Wednesday, February 20, 2013

Horsemeat fraud: as much a crime as stealing diamonds


Vossko 001.jpg

As things calm down here somewhat, the focus of the horsemeat fraud moves to Germany where, it appears, not one but several plants have been implicated in the beef adulteration.

Yesterday we saw the reports of Schypke, with its state-of-the-art factory in Mühlen, being implicated, but that wasn't the first. There was already another plant implicated, the Vossko GmbHfactory, at Ostbevern, also in North-eastern Germany (pictured above). 

Initially, the situation was more than a little confused, as the early reports had the retailers Aldi and Lidl finding horse meat in tinned pasta and goulash as well as fresh pasta on sale in Germany and Austria. 

To cut a very long and somewhat tedious story short, though, the action moved to Switzerland, and the Swiss Co-op, which confirmed that its own brand lasagne had been produced by Comigel, the firm at the heart of the scandal. 

There the trail might have stopped, but for the fact that it emerged that the Co-op found other products adulterated with horsemeat, and on Monday, along with several other retailers – including Lidl – removed nine further items produced by the Liechtenstein firm Hilcona.

It now transpires that the offending products were made by Vossko, which has admitted responsibility, with positive horsemeat samples having been reported by the Austrian Agency for Health and Nutrition Safety (AGES). The Swiss authorities found four products positive for horsemeat. 

The plot now thickens in that the Swiss retail outlets which have been found to have sold products containing unlabelled horsemeat are facing calls for legal charges to be brought against them for negligence. 

Swiss 018-ret.jpg

This comes from the chairman of the Association of Cantonal Chemists and a spokesman for the Federal Office of Public Health (FOPH). He told the Swiss News Agency on Monday that the chief chemists of the cantons where the companies are headquartered should draw up a file on the matter and submit it to the courts. It would then be up to the judges to decide whether a case should be opened.
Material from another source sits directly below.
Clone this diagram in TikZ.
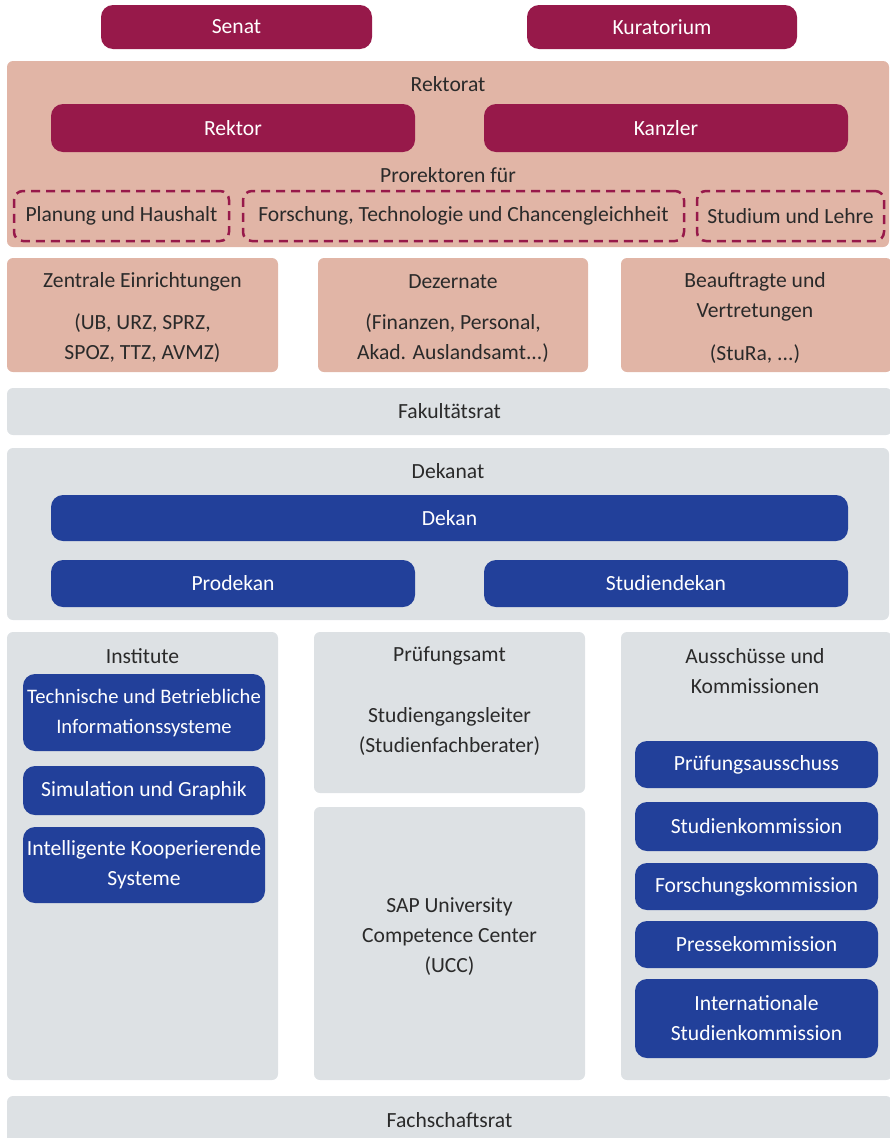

This is in marked contrast to the treatment of the retailers in the UK. Here, under the Food Safety Act 1990, it is a criminal offence to sell food which is not of the "nature, substance or quality demanded", and it is open to local authority trading standards departments to prosecute those companies which sold adulterated products.

So far, we have not heard anything of the intentions, but it seems possible that there is some reluctance to proceed with an expensive prosecution when the retailers can invoke the "due diligence" defence. All they have to do is prove that they "took all reasonable precautions and exercised all due diligence to avoid the commission of the offence".

As with the Swiss, it would be interesting if the judges were involved over here, not least to test whether the "plausible deniability" which forms the basis of supermarket control regimes would stand up to scrutiny.

On the wider front though, we now have good evidence of five separate plants producing adulterated products, still further reinforcing the view that we are dealing with an epidemic of fraud.

And while there are siren voices suggesting that none of this is very important, the scale of the criminal activity is easily equivalent to the Brussels airport diamond heist. Food adulteration is every bit as much theft as stealing precious stones. Why rob a bank when you can make more flogging dead horses?